Reports suggest that Qalqilya has seen an exodus of about one-tenth of its population since the wall’s completion.
Like Qalqilya, Nilin is close to the Green Line, the West Bank’s pre-1967 border with Israel. It is in such areas that Israel’s wall has made the biggest inroads into Palestinian land.
Ms Michaeli pointed out the plans for Nilin and similar developments elsewhere in the West Bank mean that any hope of a contiguous Palestinian state the goal of the US-sponsored road map is being destroyed by Israel.
"The army can open and close the tunnel at will," she said. "And we have seen how unaccountably the army uses that kind of power in other places in the West Bank.

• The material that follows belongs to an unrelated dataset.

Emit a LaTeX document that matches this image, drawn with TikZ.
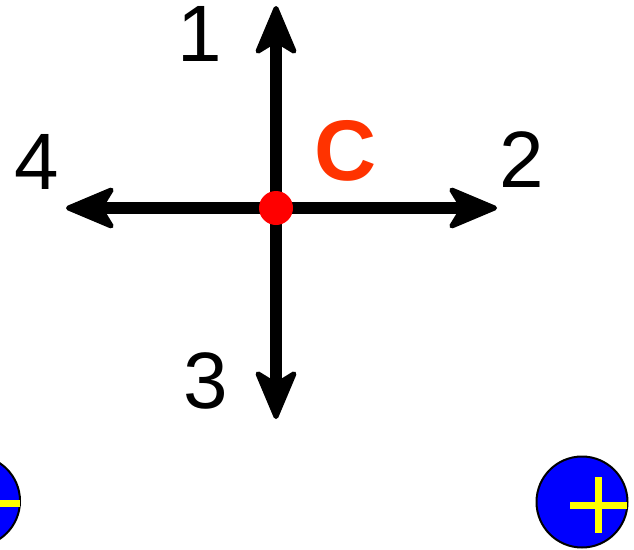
\documentclass[tikz,border=0pt]{standalone}
\usepackage{fontspec}
\setmainfont{Liberation Sans}
\usetikzlibrary{arrows.meta}
\definecolor{corange}{HTML}{FF3300}
\definecolor{cblue}{HTML}{0000FF}
\definecolor{cyellow}{HTML}{FFFF00}
\tikzset{
  axis/.style={line width=12pt, draw=black, -{Stealth[length=55pt,width=46pt,inset=14pt,round,line width=5pt]}},
  lbl/.style={inner sep=0pt, font=\fontsize{80}{80}\selectfont},
  clbl/.style={inner sep=0pt, text=corange, font=\fontsize{86}{86}\selectfont\bfseries},
  reddot/.style={circle, fill=red, inner sep=0pt, minimum size=34pt},
  charge/.style={circle, fill=cblue, draw=black, line width=2pt, inner sep=0pt, minimum size=91pt},
  bar/.style={draw=cyellow, line width=7pt}
}
\begin{document}
\begin{tikzpicture}[x=1pt,y=-1pt]
\useasboundingbox (0,0) rectangle (634,549);
\coordinate (c) at (276,208);
\coordinate (e1) at (276,6);
\coordinate (e2) at (497,208);
\coordinate (e3) at (276,419);
\coordinate (e4) at (66,208);
\draw[axis] (c) -- (e1);
\draw[axis] (c) -- (e2);
\draw[axis] (c) -- (e3);
\draw[axis] (c) -- (e4);
\node[reddot] (dot) at (c) {};
\node[lbl] (l1) at (200,34) {1};
\node[lbl] (l2) at (522,160) {2};
\node[lbl] (l3) at (206,381) {3};
\node[lbl] (l4) at (37,162) {4};
\node[clbl] (lc) at (346,151) {C};
% right charge (+)
\node[charge] (pos) at (582,502) {};
\draw[bar] (570,505) -- (627,505);
\draw[bar] (598.5,477) -- (598.5,533);
% left charge (-)
\node[charge] (neg) at (-25.5,501) {};
\draw[bar] (-38,503.5) -- (19.5,503.5);
\end{tikzpicture}
\end{document}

If they want to punish the village or bring pressure to bear, they simply seal the tunnel."
The tunnel is likely to be the final straw for Nilin’s struggling economy.
According to a report from the World Bank published last month, increasingly severe movement restrictions across the West Bank are choking business prospects.
Palestinian gross domestic product has fallen by 40 per cent during the intifada and investment has dropped to "precariously low levels."
The report further notes that the land left to Palestinian communities has been "fragmented into a multitude of enclaves, with a regime of movement restrictions between them."
Salah Hawaja, who leads the nonviolence campaign against the barrier, said the villagers wished to avoid such a fate for Nilin.
"The wall is the first stage of turning us into a ghetto," he said. "The tunnel and the army’s control of it will make the factories on which so many people in Nilin depend for their living unviable. No one can run a business not knowing from day to day whether he will be able to send out trucks or bring in supplies.
"We have no choice but to resist because the other option is that we watch our economy being slowly strangled to death. Israel wants us to leave this land for the settlers, but we are not going anywhere. We will continue struggling for our right to stay here."